The GDPR strongly recommends two principles be adhered to in relation to organisations and their data: anonymisation and pseudonymisation. Although these processes sound quite similar, they are both distinctly different in terms of implication and requirements.

What is Personal Data?

Before we examine these processes, it’s perhaps worth first considering a key definition. ‘Personal data’, is unsurprisingly a core concept in the GDPR and is defined as any information relating to an identified or identifiable person (the data subject), that could be used, or potentially used to identify an individual.

This identifiable information includes the obvious categories of name, age, address etc. Though there also exists ‘special categories of personal data’, constituting a far more exhaustive and extensive list of personal data points, all of which are considered particularly sensitive in nature and are thus subject to a higher level of protection.

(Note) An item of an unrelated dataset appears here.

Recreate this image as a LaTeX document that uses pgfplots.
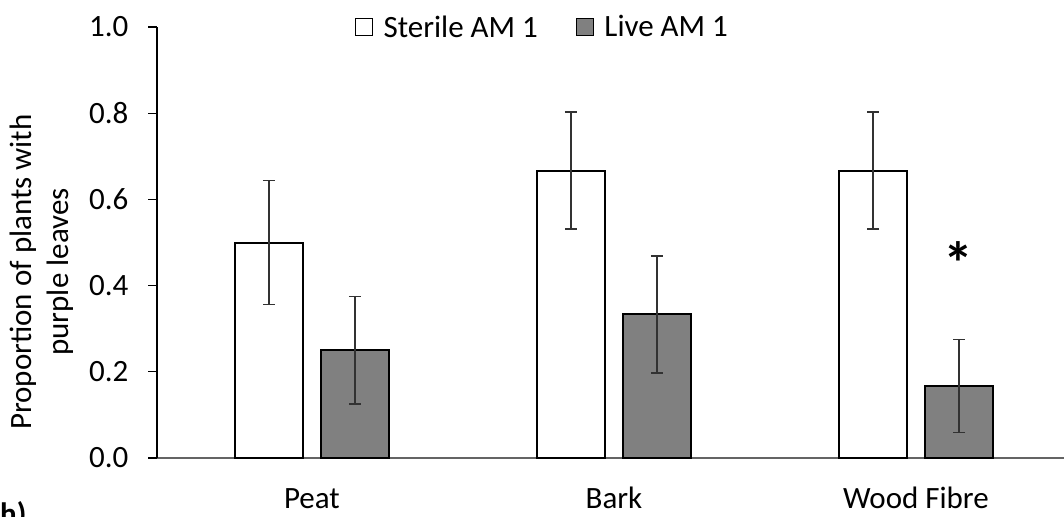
\documentclass[border=0pt]{standalone}
\usepackage{fontspec}
\setmainfont{Carlito}
\usepackage{pgfplots}
\pgfplotsset{compat=1.18}
\definecolor{barGray}{RGB}{128,128,128}
\definecolor{axGray}{RGB}{100,100,100}
\definecolor{errGray}{RGB}{50,50,50}
\begin{document}
\begin{tikzpicture}
\path[use as bounding box] (0pt,0pt) rectangle (1064pt,-516pt);
\begin{axis}[
  at={(157pt,-458pt)}, anchor=south west,
  scale only axis, width=907pt, height=431pt,
  xmin=-0.513, xmax=2.490, ymin=0, ymax=1,
  axis x line=bottom, axis y line=left, axis line style={-},
  x axis line style={draw=axGray, line width=1.5pt},
  y axis line style={draw=black, line width=1.2pt},
  xtick={0,1,2}, xticklabels={Peat,Bark,Wood Fibre},
  major x tick style={draw=none},
  ytick={0,0.2,0.4,0.6,0.8,1},
  yticklabels={0.0,0.2,0.4,0.6,0.8,1.0},
  tick align=outside, major tick length=9pt,
  y tick style={draw=black, line width=1.2pt},
  ticklabel style={font=\fontsize{31}{37}\selectfont},
  xticklabel style={anchor=base, yshift=-41pt},
  yticklabel style={anchor=east, xshift=-16pt},
  ylabel={Proportion of plants with\\purple leaves},
  ylabel style={at={(axis description cs:-0.127,0.4316)}, anchor=center, align=center, font=\fontsize{31}{36.5}\selectfont},
  ybar=18pt, bar width=68pt,
  legend style={at={(axis description cs:0.218,1.0)}, anchor=west, draw=none, fill=none, inner sep=0pt, legend columns=2, font=\fontsize{31}{37}\selectfont, /tikz/every even column/.append style={column sep=36pt}},
  legend image code/.code={\draw[#1,line width=1.2pt] (0pt,-8.5pt) rectangle (17pt,8.5pt); \path (25pt,0pt);},
  clip=false,
]
\addplot[fill=white, draw=black, line width=2pt,
  error bars/.cd, y dir=both, y explicit, error mark=|,
  error bar style={line width=1.3pt, draw=errGray},
  error mark options={line width=1.3pt, mark size=6pt, draw=errGray}]
  coordinates {(0,0.5) +- (0,0.144) (1,0.667) +- (0,0.136) (2,0.667) +- (0,0.136)};
\addlegendentry{Sterile AM 1}
\addplot[fill=barGray, draw=black, line width=2pt,
  error bars/.cd, y dir=both, y explicit, error mark=|,
  error bar style={line width=1.3pt, draw=errGray},
  error mark options={line width=1.3pt, mark size=6pt, draw=errGray}]
  coordinates {(0,0.25) +- (0,0.125) (1,0.333) +- (0,0.136) (2,0.167) +- (0,0.108)};
\addlegendentry{Live AM 1}
\node[font=\bfseries\fontsize{60}{64}\selectfont, inner sep=0pt] at (axis cs:2.142,0.4515) {*};
\end{axis}
\node[anchor=base west, inner sep=0pt, font=\bfseries\fontsize{31}{37}\selectfont] at (0pt,-524pt) {h)};
\end{tikzpicture}
\end{document}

Pseudonymisation vs. Anonymisation

This technique takes a data set of personal information and either replaces or removes the data that can be used to identify an individual. This process removes the ability to attribute the information to a data subject, without additional information kept separately. This additional information must also be subject to technical and organisational measures to ensure that the data remains unattributable to the data subject.

Like the above process, anonymisation makes personal data no longer attributable to the data subject, though unlike pseudonymisation, this process does not allow for the process to be reversed. As a result, under the GDPR, properly anonymised data no longer can be categorised as personal data and is not subject to the same rules and regulations.

Techniques for Pseudonymisation

There are many methods that are used to pseudonymise information, of which there are those that are reversible and those which are not. The following different methods are utilised for varying purposes and each have their own strengths and weaknesses.

Scrambling is a technique that entails the mixing and obfuscation of letters. For example, the name Mathew, may once scrambled, become ‘Teamhw’ .

Data Blurring, perhaps best exemplified by facial blurring on video footage, renders data obsolete by approximating values and removing the ability to reverse said process.

Masking is a technique of obfuscation that allows data to only be used for certain purposes, whilst minimising information availability. This method is often employed when you are asked to verify phone or card numbers (e.g. XXX XXXX 5861).

Tokenisation substitutes sensitive data with a non-sensitive equivalent. A benign and randomly generated ‘token’ can then be used to access the original data. Baring no relation to the original data, tokens can even be single use, thus increasing their level of security. Tokens also allow organisations to minimise their access, and thus liability, to sensitive information.

Encryption is a process which transposes data into an unintelligible form, a process which can be extremely difficult to reverse, as without the correct ‘decryption key’ (which is kept separate from the encrypted data), even the most powerful computers on Earth would require thousands of years to ‘crack’ strong encryption methods.

Depending on your purposes and the nature of the data you are handling, one or more of these methods of pseudonymisation may be recommended, or even necessary under the GDPR. For instance, if you are handling any special categories of personal data or data that could be considered particularly sensitive, e.g. medical records, your requirements under the law would be different from something such as age group.